= TASK PROMPT =
With the pictures left out, copy the listing below exactly.

>> start

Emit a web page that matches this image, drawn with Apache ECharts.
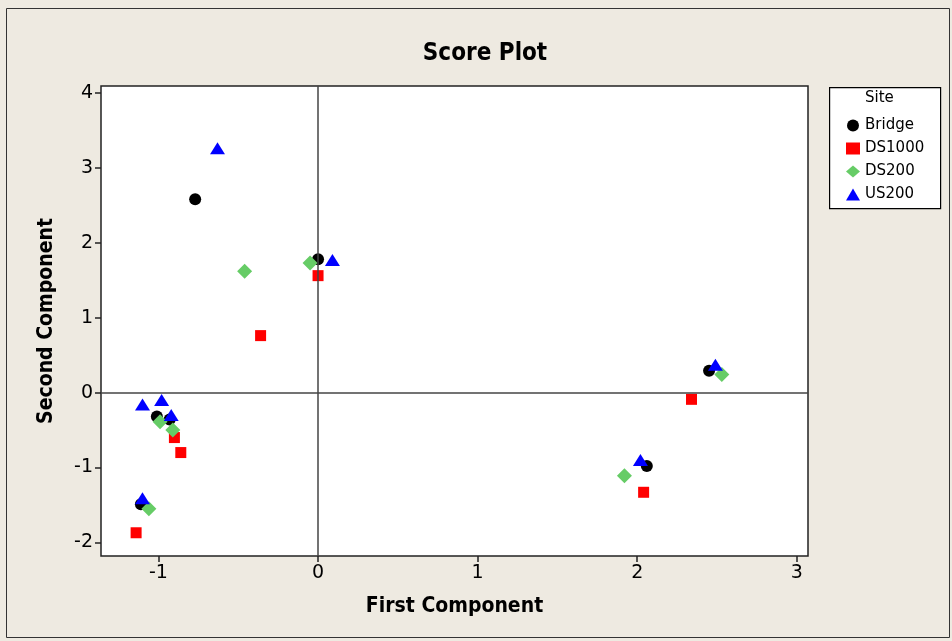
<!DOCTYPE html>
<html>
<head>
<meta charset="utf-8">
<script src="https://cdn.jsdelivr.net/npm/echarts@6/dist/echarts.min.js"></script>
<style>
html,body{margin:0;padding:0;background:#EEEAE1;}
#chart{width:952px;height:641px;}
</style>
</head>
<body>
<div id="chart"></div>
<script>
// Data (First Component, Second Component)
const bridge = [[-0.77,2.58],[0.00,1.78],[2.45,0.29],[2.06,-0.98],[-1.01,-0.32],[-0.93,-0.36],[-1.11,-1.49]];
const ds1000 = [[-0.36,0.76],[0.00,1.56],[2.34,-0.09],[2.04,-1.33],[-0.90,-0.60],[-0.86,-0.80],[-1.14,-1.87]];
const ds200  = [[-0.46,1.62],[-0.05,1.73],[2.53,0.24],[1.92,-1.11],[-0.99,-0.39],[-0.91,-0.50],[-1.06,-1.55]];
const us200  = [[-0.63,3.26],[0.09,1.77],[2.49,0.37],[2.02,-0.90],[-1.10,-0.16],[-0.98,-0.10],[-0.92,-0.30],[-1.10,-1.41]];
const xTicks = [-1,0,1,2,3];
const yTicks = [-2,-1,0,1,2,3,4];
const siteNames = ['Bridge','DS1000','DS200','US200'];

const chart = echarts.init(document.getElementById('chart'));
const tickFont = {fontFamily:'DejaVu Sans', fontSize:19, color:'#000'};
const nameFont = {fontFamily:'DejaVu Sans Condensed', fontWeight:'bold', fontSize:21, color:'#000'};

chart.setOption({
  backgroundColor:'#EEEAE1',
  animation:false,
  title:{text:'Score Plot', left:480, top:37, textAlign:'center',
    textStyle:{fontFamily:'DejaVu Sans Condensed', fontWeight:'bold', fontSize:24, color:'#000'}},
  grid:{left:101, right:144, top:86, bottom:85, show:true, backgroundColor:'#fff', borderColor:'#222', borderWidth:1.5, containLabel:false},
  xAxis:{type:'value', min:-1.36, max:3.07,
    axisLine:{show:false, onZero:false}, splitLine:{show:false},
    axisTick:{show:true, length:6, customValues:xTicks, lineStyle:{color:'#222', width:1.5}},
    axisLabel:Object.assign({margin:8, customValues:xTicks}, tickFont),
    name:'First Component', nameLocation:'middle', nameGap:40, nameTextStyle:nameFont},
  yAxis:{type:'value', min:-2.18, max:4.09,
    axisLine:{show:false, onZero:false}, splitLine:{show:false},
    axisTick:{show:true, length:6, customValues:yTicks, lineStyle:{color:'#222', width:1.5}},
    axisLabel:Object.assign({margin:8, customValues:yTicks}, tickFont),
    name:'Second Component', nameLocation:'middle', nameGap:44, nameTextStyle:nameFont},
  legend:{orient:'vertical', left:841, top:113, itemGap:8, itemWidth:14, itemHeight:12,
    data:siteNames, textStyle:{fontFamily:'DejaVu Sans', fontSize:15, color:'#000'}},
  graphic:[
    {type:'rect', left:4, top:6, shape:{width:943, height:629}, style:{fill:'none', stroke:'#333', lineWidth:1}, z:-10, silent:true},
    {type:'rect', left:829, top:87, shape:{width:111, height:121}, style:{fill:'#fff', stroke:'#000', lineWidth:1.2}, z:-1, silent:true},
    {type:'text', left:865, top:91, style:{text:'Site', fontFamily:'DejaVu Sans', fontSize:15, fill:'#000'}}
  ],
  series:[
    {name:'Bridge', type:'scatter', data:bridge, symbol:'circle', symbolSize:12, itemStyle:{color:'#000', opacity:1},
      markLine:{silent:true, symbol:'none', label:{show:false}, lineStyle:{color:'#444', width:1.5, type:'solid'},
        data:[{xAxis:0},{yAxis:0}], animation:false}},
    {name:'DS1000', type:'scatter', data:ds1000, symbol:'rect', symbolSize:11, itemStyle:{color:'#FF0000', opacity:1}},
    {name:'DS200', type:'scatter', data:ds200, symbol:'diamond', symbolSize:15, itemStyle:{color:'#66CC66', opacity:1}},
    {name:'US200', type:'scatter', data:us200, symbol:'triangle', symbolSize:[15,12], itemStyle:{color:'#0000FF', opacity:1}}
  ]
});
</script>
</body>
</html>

>> end

= ANSWER IN FULL =
Emit a web page that matches this image, drawn with Apache ECharts.
<!DOCTYPE html>
<html>
<head>
<meta charset="utf-8">
<script src="https://cdn.jsdelivr.net/npm/echarts@6/dist/echarts.min.js"></script>
<style>
html,body{margin:0;padding:0;background:#EEEAE1;}
#chart{width:952px;height:641px;}
</style>
</head>
<body>
<div id="chart"></div>
<script>
// Data (First Component, Second Component)
const bridge = [[-0.77,2.58],[0.00,1.78],[2.45,0.29],[2.06,-0.98],[-1.01,-0.32],[-0.93,-0.36],[-1.11,-1.49]];
const ds1000 = [[-0.36,0.76],[0.00,1.56],[2.34,-0.09],[2.04,-1.33],[-0.90,-0.60],[-0.86,-0.80],[-1.14,-1.87]];
const ds200  = [[-0.46,1.62],[-0.05,1.73],[2.53,0.24],[1.92,-1.11],[-0.99,-0.39],[-0.91,-0.50],[-1.06,-1.55]];
const us200  = [[-0.63,3.26],[0.09,1.77],[2.49,0.37],[2.02,-0.90],[-1.10,-0.16],[-0.98,-0.10],[-0.92,-0.30],[-1.10,-1.41]];
const xTicks = [-1,0,1,2,3];
const yTicks = [-2,-1,0,1,2,3,4];
const siteNames = ['Bridge','DS1000','DS200','US200'];

const chart = echarts.init(document.getElementById('chart'));
const tickFont = {fontFamily:'DejaVu Sans', fontSize:19, color:'#000'};
const nameFont = {fontFamily:'DejaVu Sans Condensed', fontWeight:'bold', fontSize:21, color:'#000'};

chart.setOption({
  backgroundColor:'#EEEAE1',
  animation:false,
  title:{text:'Score Plot', left:480, top:37, textAlign:'center',
    textStyle:{fontFamily:'DejaVu Sans Condensed', fontWeight:'bold', fontSize:24, color:'#000'}},
  grid:{left:101, right:144, top:86, bottom:85, show:true, backgroundColor:'#fff', borderColor:'#222', borderWidth:1.5, containLabel:false},
  xAxis:{type:'value', min:-1.36, max:3.07,
    axisLine:{show:false, onZero:false}, splitLine:{show:false},
    axisTick:{show:true, length:6, customValues:xTicks, lineStyle:{color:'#222', width:1.5}},
    axisLabel:Object.assign({margin:8, customValues:xTicks}, tickFont),
    name:'First Component', nameLocation:'middle', nameGap:40, nameTextStyle:nameFont},
  yAxis:{type:'value', min:-2.18, max:4.09,
    axisLine:{show:false, onZero:false}, splitLine:{show:false},
    axisTick:{show:true, length:6, customValues:yTicks, lineStyle:{color:'#222', width:1.5}},
    axisLabel:Object.assign({margin:8, customValues:yTicks}, tickFont),
    name:'Second Component', nameLocation:'middle', nameGap:44, nameTextStyle:nameFont},
  legend:{orient:'vertical', left:841, top:113, itemGap:8, itemWidth:14, itemHeight:12,
    data:siteNames, textStyle:{fontFamily:'DejaVu Sans', fontSize:15, color:'#000'}},
  graphic:[
    {type:'rect', left:4, top:6, shape:{width:943, height:629}, style:{fill:'none', stroke:'#333', lineWidth:1}, z:-10, silent:true},
    {type:'rect', left:829, top:87, shape:{width:111, height:121}, style:{fill:'#fff', stroke:'#000', lineWidth:1.2}, z:-1, silent:true},
    {type:'text', left:865, top:91, style:{text:'Site', fontFamily:'DejaVu Sans', fontSize:15, fill:'#000'}}
  ],
  series:[
    {name:'Bridge', type:'scatter', data:bridge, symbol:'circle', symbolSize:12, itemStyle:{color:'#000', opacity:1},
      markLine:{silent:true, symbol:'none', label:{show:false}, lineStyle:{color:'#444', width:1.5, type:'solid'},
        data:[{xAxis:0},{yAxis:0}], animation:false}},
    {name:'DS1000', type:'scatter', data:ds1000, symbol:'rect', symbolSize:11, itemStyle:{color:'#FF0000', opacity:1}},
    {name:'DS200', type:'scatter', data:ds200, symbol:'diamond', symbolSize:15, itemStyle:{color:'#66CC66', opacity:1}},
    {name:'US200', type:'scatter', data:us200, symbol:'triangle', symbolSize:[15,12], itemStyle:{color:'#0000FF', opacity:1}}
  ]
});
</script>
</body>
</html>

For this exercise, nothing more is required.